Gilberte de Courgenay is a 1942 Swiss biographical film directed by Franz Schnyder and starring Rudolf Bernhard, Anne-Marie Blanc and Zarli Carigiet.


The Film was based on a novel by Rudolf Bolo Maeglin and based on the story of the real Gilberte de Courgenay (actually Gilberte Montavon), who was a servant in a hotel in Courgenay, a small town near the Swiss-French border. She served thousands of Swiss soldiers that were stationed in Courgenay during the First World War, when the neutral Switzerland had to protect its borders. Hanns In der Gand made the song La petite Gilberte de Gourgenay by Robert Lustenberger and Oskar Portmann from the Winter 1915/16 very famous across Switzerland. The popularity of this song quickly resulted in Gilberte becoming an idol for the soldats that had to keep watch far from home and their families.

The film is a love story around Gilberte de Courgenay (played by Anne-Marie Blanc). In the winter of 1915/16 the artillery battalion 38 is sent to Courgenay. Initially assuming that the war will soon be over, they're disappointed when they hear that they won't be able to celebrate Christmas at home. Gilberte organises a Christmas celebration for the soldiers and so becomes their idol. Secretly, she loves Peter Hasler (Erwin Kohlund), who is upset because his fiancee Tilly (Ditta Oesch) is not answering his letters.
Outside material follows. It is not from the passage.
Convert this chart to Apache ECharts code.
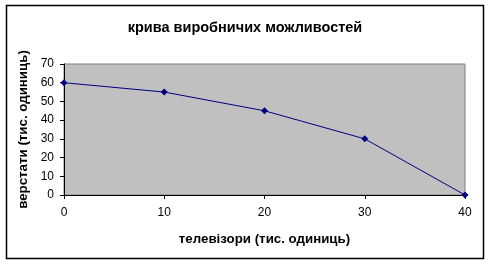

When a colleague of Hasler has to travel to Berne with a sick horse, he finds out why: Tilly's rich father had seized all the letters from Peter because he thought that he was not appropriate for her. Tilly immediately travels to the Jura when she discovers this.

She finds Peter just during the most famous part of the film: When he sings La petite Gilberte in the Hôtel de la Gare in Courgenay adoring Gilberte. But Gilberte steps back and leaves Peter to Tilly.


The film was made during the Second World War, in an attempt to raise national morale in the face of potential invasion (so called Geistige Landesverteidigung; Spiritual national defence).